Choosing a non-vanishing value of \(\mu \), see Fig. 6b, c for \(\mu =400\) GeV and \(\mu =1000\) GeV, respectively, leads to deviations between the hMSSM prediction \(\Gamma ^{{{\textsc {NLO}}{}}}_{\epsilon }(1,1)\) and the exact result \(\Gamma ^{{{\textsc {NLO}}{}}}_{\text {eff}}\). Such deviations increase with the value of \(\mu \) and follow a similar pattern as observed for \(\lambda ^{\epsilon }_{Hhh}\) when compared against \(\lambda ^{\text {eff}}_{Hhh}\), see Fig. 4. Keep in mind, that the squared value of \(\lambda \) enters the LO partial decay width.
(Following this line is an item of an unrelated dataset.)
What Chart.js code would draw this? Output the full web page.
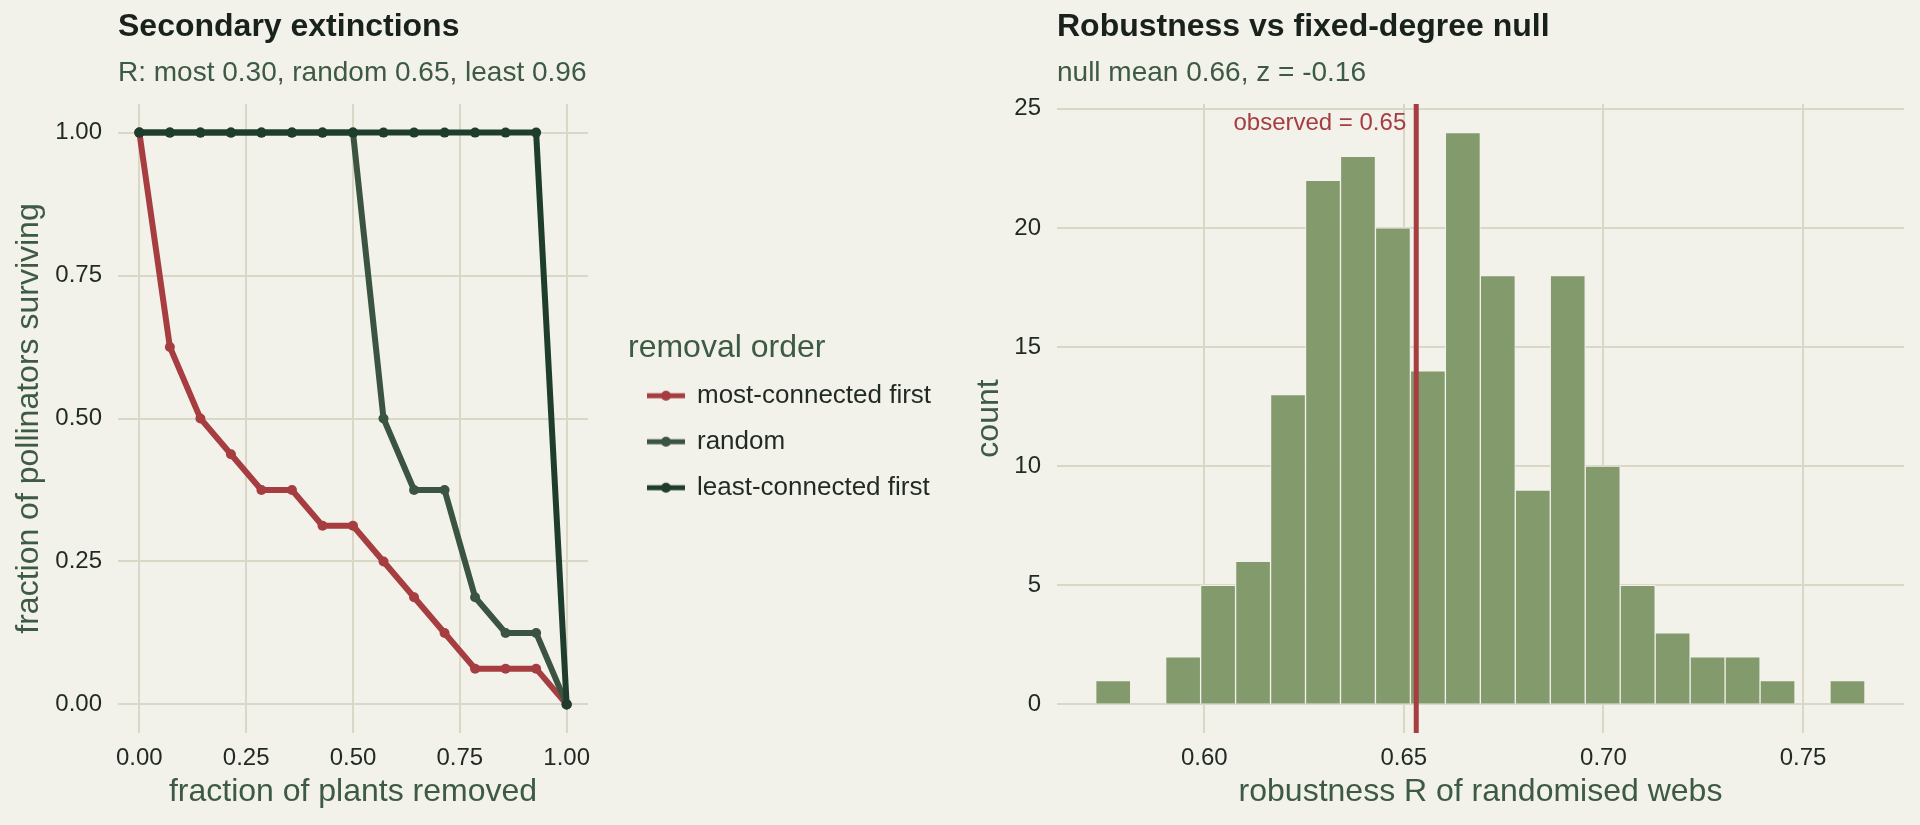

Again the usage of \(\lambda ^{\overline{\epsilon }}_{Hhh}\), depicted in Fig. 6e, f, makes the overall spread of the discrepancies between the hMSSM prediction and the exact result smaller, but in particular for larger values of \(\tan \beta \) they can still exceed 10 %.
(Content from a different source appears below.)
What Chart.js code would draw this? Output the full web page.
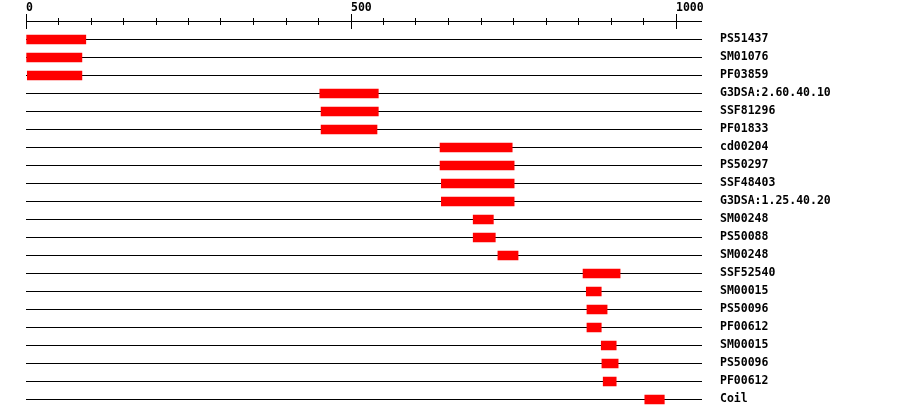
<!DOCTYPE html>
<html>
<head>
<meta charset="utf-8">
<script src="https://cdn.jsdelivr.net/npm/chart.js@4.4.1/dist/chart.umd.min.js"></script>
<style>
  html, body { margin: 0; padding: 0; background: #fff; }
  #wrap { width: 900px; height: 418px; }
</style>
</head>
<body>
<div id="wrap"><canvas id="domains" width="900" height="418"></canvas></div>
<script>
// ---- data ----
const domainNames = [
  "PS51437", "SM01076", "PF03859", "G3DSA:2.60.40.10", "SSF81296", "PF01833",
  "cd00204", "PS50297", "SSF48403", "G3DSA:1.25.40.20", "SM00248", "PS50088",
  "SM00248", "SSF52540", "SM00015", "PS50096", "PF00612", "SM00015",
  "PS50096", "PF00612", "Coil"
];
const domainStart = [1, 1, 2, 452, 454, 454, 637, 637, 639, 639, 688, 688, 726, 857, 862, 863, 863, 885, 886, 888, 952];
const domainEnd   = [92, 86, 86, 542, 542, 540, 748, 751, 751, 751, 719, 722, 757, 914, 885, 894, 885, 908, 911, 908, 982];
const labelledTicks = [0, 500, 1000];
const seqMax = 1040;

const monoFont = { family: "'DejaVu Sans Mono', monospace", size: 11.5, weight: "bold" };

// ruler on top: axis line + crossing tick marks, placed with the x scale
const rulerPlugin = {
  id: "ruler",
  afterDraw(chart) {
    const { ctx, chartArea } = chart;
    const xs = chart.scales.x;
    const axisY = chartArea.top - 9;
    ctx.save();
    ctx.strokeStyle = "#000";
    ctx.lineWidth = 1;
    ctx.beginPath();
    ctx.moveTo(chartArea.left, axisY);
    ctx.lineTo(chartArea.right, axisY);
    xs.ticks.forEach(t => {
      if (t.value % 50 !== 0) return;
      const x = Math.floor(xs.getPixelForValue(t.value)) + 0.5;
      const h = labelledTicks.includes(t.value) ? 7.5 : 3.5;
      ctx.moveTo(x, axisY - h);
      ctx.lineTo(x, axisY + h);
    });
    ctx.stroke();
    ctx.restore();
  }
};

const bars = domainStart.map((s, i) => [s, domainEnd[i]]);

new Chart(document.getElementById("domains"), {
  type: "bar",
  data: {
    labels: domainNames,
    datasets: [{
      data: bars,
      backgroundColor: "#ff0000",
      borderWidth: 0,
      barThickness: 9
    }]
  },
  options: {
    indexAxis: "y",
    responsive: false,
    animation: false,
    layout: { padding: { left: 26, right: 0, top: 0, bottom: 9.5 } },
    plugins: { legend: { display: false }, tooltip: { enabled: false } },
    scales: {
      x: {
        position: "top",
        min: 0,
        max: seqMax,
        grid: { display: false, drawTicks: false },
        border: { display: false },
        ticks: {
          stepSize: 50,
          includeBounds: false,
          autoSkip: false,
          maxRotation: 0,
          align: "start",
          padding: 16,
          color: "#000",
          font: monoFont,
          callback: v => labelledTicks.includes(v) ? String(v) : ""
        },
        afterFit: s => { s.height = 30.5; }
      },
      y: {
        position: "right",
        grid: { offset: false, drawTicks: true, tickLength: 18, tickColor: "rgba(0,0,0,0)", color: "#000", lineWidth: 1 },
        border: { display: false },
        ticks: { padding: 0, color: "#000", font: monoFont, autoSkip: false },
        afterFit: s => { s.width = 198; }
      }
    }
  },
  plugins: [rulerPlugin]
});
</script>
</body>
</html>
Lastly, we suggest to calculate \(\Gamma ^{{{\textsc {NLO}}{}}}_{\overline{\epsilon }}(1,0)\) in the hMSSM approach, since this calculation of the decay width incorporates the most dominant one-loop corrections from top quarks, but on the other hand is not sensitive to the actual supersymmetric spectrum and is thus in the spirit of the hMSSM approach. This decay width is compared against the exact result including top-quark and stop corrections in Fig. 7. From the fact that for small \(\mu \) values there is only a small difference to the results including one-loop stop corrections \(\Gamma ^{{{\textsc {NLO}}{}}}_{\overline{\epsilon }}(1,1)\), compare e.g. Fig. 6d against Fig. 7a, we again conclude that momentum-dependent stop corrections are subdominant, at least for our benchmark scenario with stop masses above 1 TeV and a heavy Higgs mass \(m_H\) well below the TeV scale. The comparison of Fig. 6e, f against Fig. 7b, c, respectively, shows that also for larger \(\mu \) the momentum-dependent corrections from the stop sector can well be neglected.

5 Conclusions

We revisited the calculation of the decay of the heavy Higgs boson H into two SM-like Higgs bosons h in the hMSSM approach. For this purpose we considered the full effective potential, in which the top quark and stops are integrated out, allowing to match the MSSM on a 2HDM as its low-energy limit. By carefully integrating out the top quark and stops separately, we identified missing contributions in the Higgs self-couplings of the hMSSM approach and suggested the definition of improved Higgs self-couplings for the hMSSM approximation. In particular in the limit of a small Higgsino mass parameter \(\mu \ll M_S\), which is an intrinsic assumption of the hMSSM approach, these improved Higgs self-couplings yield an excellent approximation for the actual Higgs self-couplings calculated in our effective potential approach. In this context the hMSSM approach can and has to be understood as an approximation to a full effective low-energy 2HDM matched to the MSSM. Since the effective potential is evaluated for zero external momenta, we included kinetic corrections at the level of the effective Lagrangian of the 2HDM involving dimension-4 operators. These corrections allow us to perform a one-loop Feynman-diagrammatic calculation of \(H\rightarrow hh\) in the 2HDM-setup, where again we can consider the top quark and stops separately. By this procedure we discussed the relevance of momentum-dependent and kinetic corrections to the decay \(H\rightarrow hh\) at the one-loop level, that were missing in previous comparisons. As for the Higgs self-couplings themselves using our improved Higgs self-couplings for the decay \(H\rightarrow hh\) leads to a much better agreement between the calculation performed in the 2HDM-setup and the hMSSM approximation, in particular for small \(\mu \ll M_S\). We advocate to supplement the calculation of \(H\rightarrow hh\) with momentum-dependent and kinetic corrections from the top quark to obtain a reliable prediction at one-loop level without introducing a dependence on the actual supersymmetric particle spectrum. Our study misses an inclusion of RGE effects, such that also heavier supersymmetric spectra can be investigated. We leave such comparisons to future work.